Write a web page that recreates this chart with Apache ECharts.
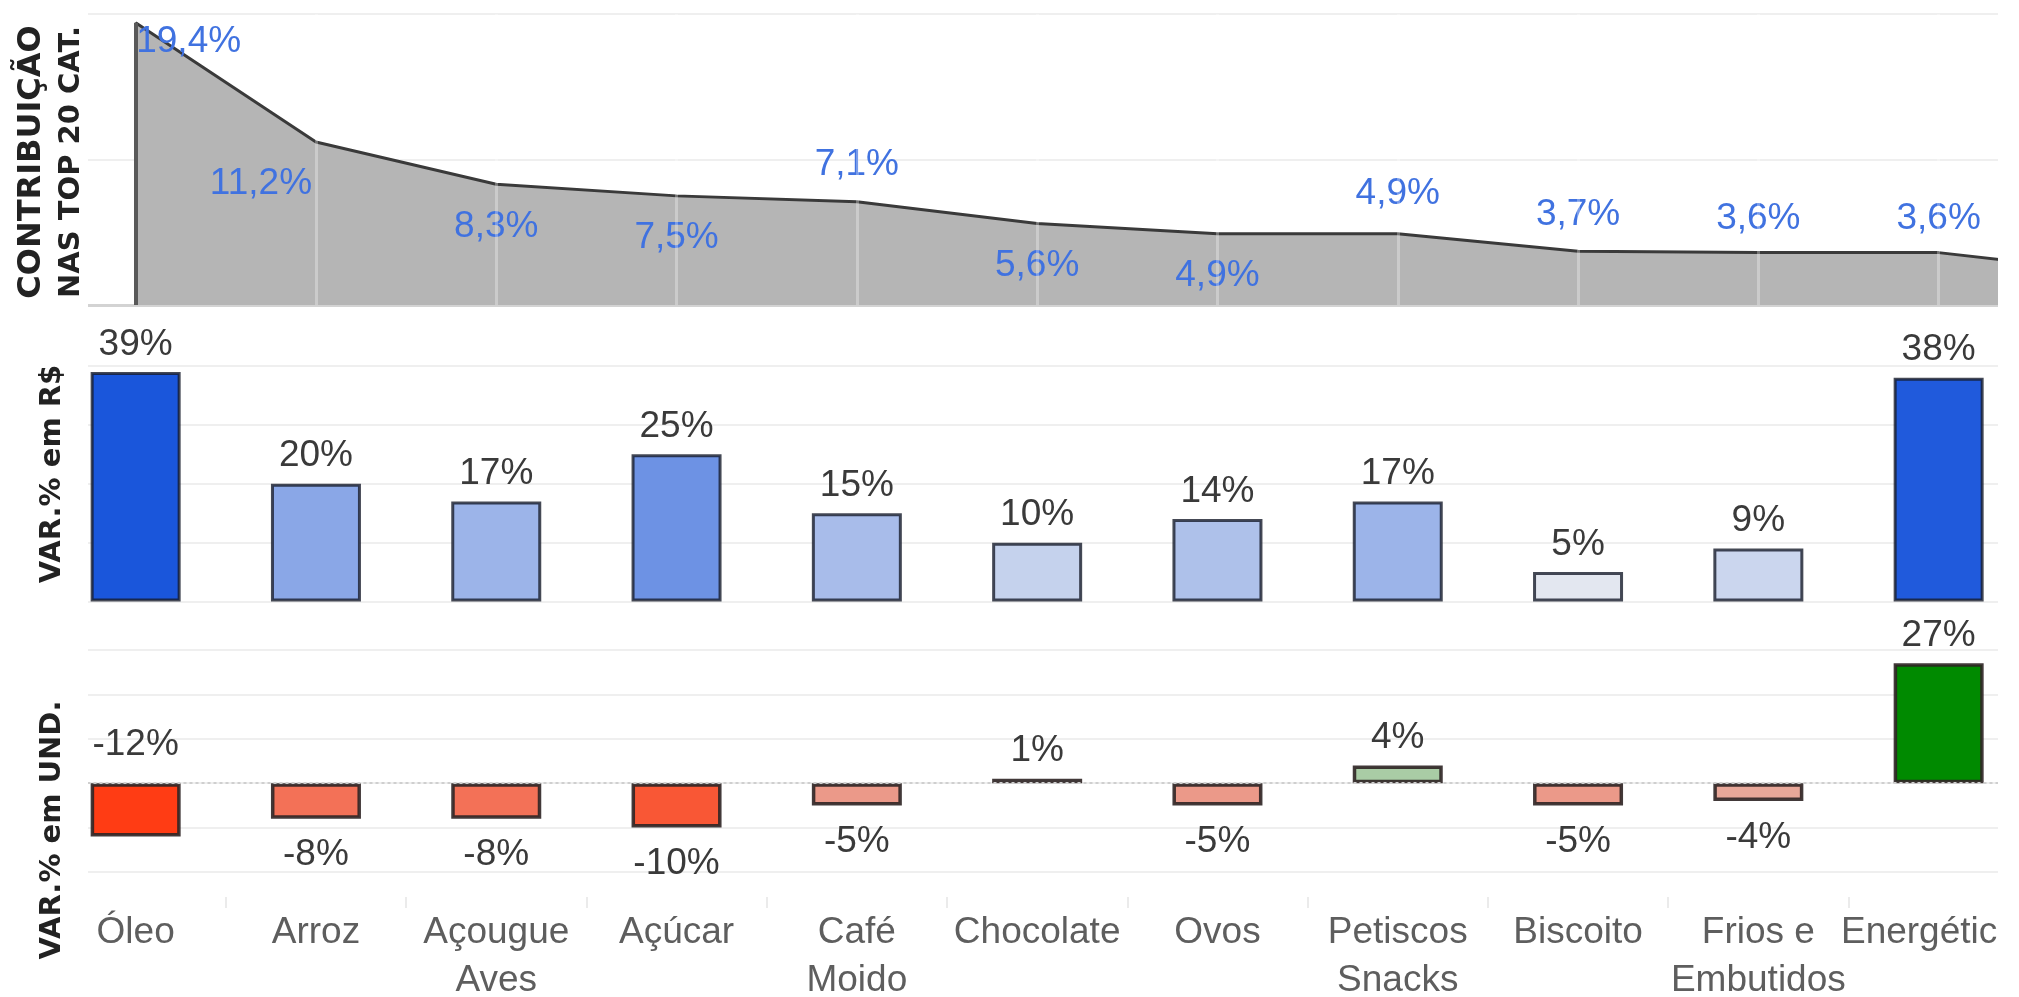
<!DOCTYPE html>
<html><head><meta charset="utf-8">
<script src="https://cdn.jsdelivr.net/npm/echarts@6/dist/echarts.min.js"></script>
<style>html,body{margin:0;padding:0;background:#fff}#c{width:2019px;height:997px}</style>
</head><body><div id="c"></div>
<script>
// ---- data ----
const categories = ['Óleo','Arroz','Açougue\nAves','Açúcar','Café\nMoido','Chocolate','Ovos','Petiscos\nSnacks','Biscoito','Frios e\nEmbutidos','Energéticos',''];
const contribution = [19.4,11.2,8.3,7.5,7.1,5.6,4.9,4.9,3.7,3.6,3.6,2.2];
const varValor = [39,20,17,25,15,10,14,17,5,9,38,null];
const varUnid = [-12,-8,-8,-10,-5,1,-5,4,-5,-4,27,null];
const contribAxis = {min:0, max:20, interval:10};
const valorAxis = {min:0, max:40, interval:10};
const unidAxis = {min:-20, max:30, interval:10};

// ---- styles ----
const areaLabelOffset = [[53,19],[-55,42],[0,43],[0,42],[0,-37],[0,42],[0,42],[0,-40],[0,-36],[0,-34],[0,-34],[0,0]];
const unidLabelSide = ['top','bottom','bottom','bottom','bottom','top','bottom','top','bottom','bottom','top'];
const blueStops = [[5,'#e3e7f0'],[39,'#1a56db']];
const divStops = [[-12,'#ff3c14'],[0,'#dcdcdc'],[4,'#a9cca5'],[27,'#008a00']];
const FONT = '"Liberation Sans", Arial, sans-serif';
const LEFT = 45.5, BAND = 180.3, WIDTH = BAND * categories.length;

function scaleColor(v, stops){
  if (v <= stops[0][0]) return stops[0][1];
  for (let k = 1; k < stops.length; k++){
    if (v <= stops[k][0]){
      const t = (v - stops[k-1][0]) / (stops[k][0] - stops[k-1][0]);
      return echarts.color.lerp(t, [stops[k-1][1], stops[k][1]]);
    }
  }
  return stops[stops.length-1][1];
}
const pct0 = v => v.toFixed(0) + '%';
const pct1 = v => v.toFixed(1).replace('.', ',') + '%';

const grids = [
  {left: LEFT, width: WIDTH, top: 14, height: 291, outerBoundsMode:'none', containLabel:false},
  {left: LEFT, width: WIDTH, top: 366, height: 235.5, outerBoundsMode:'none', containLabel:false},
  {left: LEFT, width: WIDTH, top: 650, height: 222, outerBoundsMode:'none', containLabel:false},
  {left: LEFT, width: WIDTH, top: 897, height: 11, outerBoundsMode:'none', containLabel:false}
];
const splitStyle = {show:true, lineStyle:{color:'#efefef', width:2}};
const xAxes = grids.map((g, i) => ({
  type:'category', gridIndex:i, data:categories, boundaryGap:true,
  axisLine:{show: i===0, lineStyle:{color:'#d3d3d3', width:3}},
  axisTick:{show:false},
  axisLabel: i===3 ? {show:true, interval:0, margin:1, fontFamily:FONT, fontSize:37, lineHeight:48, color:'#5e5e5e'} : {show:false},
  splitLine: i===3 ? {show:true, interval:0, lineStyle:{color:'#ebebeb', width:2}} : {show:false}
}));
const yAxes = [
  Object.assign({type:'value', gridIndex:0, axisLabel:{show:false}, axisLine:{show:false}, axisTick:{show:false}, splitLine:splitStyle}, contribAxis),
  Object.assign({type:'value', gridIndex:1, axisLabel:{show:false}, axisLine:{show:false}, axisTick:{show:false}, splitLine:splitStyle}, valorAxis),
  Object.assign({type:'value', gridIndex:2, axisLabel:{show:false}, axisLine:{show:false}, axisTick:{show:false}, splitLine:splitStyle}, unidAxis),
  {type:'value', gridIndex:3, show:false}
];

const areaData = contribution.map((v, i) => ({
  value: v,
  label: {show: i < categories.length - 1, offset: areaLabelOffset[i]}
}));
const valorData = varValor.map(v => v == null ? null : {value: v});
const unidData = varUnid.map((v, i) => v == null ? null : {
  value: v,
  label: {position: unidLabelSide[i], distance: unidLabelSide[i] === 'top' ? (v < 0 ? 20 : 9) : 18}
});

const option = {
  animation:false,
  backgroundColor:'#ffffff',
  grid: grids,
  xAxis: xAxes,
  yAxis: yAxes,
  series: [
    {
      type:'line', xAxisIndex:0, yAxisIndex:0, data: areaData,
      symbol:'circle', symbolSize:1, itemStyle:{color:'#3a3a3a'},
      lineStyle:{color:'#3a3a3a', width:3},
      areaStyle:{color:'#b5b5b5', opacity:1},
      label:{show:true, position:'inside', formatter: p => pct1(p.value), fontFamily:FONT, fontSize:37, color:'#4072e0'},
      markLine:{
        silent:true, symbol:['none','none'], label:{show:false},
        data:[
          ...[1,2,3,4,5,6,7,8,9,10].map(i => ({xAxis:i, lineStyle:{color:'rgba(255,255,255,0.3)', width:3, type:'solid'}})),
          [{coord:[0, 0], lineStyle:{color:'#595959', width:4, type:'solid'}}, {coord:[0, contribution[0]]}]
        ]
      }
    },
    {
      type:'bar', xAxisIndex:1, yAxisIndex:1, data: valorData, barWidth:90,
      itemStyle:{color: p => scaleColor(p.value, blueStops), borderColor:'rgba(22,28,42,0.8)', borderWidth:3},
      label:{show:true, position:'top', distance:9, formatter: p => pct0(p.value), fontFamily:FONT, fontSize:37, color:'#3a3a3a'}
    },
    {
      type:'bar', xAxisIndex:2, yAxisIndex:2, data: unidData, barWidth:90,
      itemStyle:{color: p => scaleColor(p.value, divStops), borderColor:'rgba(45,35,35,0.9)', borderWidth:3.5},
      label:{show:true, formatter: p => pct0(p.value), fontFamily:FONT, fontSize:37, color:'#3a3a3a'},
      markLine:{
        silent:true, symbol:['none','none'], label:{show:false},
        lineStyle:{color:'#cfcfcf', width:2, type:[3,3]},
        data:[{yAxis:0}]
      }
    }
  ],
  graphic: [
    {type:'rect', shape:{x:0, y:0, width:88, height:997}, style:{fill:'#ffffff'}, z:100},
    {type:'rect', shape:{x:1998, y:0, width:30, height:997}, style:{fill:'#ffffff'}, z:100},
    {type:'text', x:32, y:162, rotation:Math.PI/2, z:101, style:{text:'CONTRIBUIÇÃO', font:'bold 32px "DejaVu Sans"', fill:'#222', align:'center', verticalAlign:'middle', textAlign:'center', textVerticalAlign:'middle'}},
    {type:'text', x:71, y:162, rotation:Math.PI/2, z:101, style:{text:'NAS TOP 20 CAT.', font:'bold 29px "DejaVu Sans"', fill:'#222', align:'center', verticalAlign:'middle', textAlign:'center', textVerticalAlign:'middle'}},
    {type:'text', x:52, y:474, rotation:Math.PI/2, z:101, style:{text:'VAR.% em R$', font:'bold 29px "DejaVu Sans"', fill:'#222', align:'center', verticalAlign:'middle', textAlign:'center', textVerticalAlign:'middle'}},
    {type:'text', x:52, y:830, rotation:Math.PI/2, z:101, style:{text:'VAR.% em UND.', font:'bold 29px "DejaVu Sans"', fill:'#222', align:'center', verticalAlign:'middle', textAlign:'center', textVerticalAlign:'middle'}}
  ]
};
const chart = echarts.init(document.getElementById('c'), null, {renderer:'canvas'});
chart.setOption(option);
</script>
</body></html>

◆ ◆ ◆ ◆ ◆ ◆ ◆

# WHAT YOU WILL DO
Pictures excluded, repeat exactly the lines from the top of the material through the line with "const pct1 = v", including both of those lines.

# FINISHED TASK
Write a web page that recreates this chart with Apache ECharts.
<!DOCTYPE html>
<html><head><meta charset="utf-8">
<script src="https://cdn.jsdelivr.net/npm/echarts@6/dist/echarts.min.js"></script>
<style>html,body{margin:0;padding:0;background:#fff}#c{width:2019px;height:997px}</style>
</head><body><div id="c"></div>
<script>
// ---- data ----
const categories = ['Óleo','Arroz','Açougue\nAves','Açúcar','Café\nMoido','Chocolate','Ovos','Petiscos\nSnacks','Biscoito','Frios e\nEmbutidos','Energéticos',''];
const contribution = [19.4,11.2,8.3,7.5,7.1,5.6,4.9,4.9,3.7,3.6,3.6,2.2];
const varValor = [39,20,17,25,15,10,14,17,5,9,38,null];
const varUnid = [-12,-8,-8,-10,-5,1,-5,4,-5,-4,27,null];
const contribAxis = {min:0, max:20, interval:10};
const valorAxis = {min:0, max:40, interval:10};
const unidAxis = {min:-20, max:30, interval:10};

// ---- styles ----
const areaLabelOffset = [[53,19],[-55,42],[0,43],[0,42],[0,-37],[0,42],[0,42],[0,-40],[0,-36],[0,-34],[0,-34],[0,0]];
const unidLabelSide = ['top','bottom','bottom','bottom','bottom','top','bottom','top','bottom','bottom','top'];
const blueStops = [[5,'#e3e7f0'],[39,'#1a56db']];
const divStops = [[-12,'#ff3c14'],[0,'#dcdcdc'],[4,'#a9cca5'],[27,'#008a00']];
const FONT = '"Liberation Sans", Arial, sans-serif';
const LEFT = 45.5, BAND = 180.3, WIDTH = BAND * categories.length;

function scaleColor(v, stops){
  if (v <= stops[0][0]) return stops[0][1];
  for (let k = 1; k < stops.length; k++){
    if (v <= stops[k][0]){
      const t = (v - stops[k-1][0]) / (stops[k][0] - stops[k-1][0]);
      return echarts.color.lerp(t, [stops[k-1][1], stops[k][1]]);
    }
  }
  return stops[stops.length-1][1];
}
const pct0 = v => v.toFixed(0) + '%';
const pct1 = v => v.toFixed(1).replace('.', ',') + '%';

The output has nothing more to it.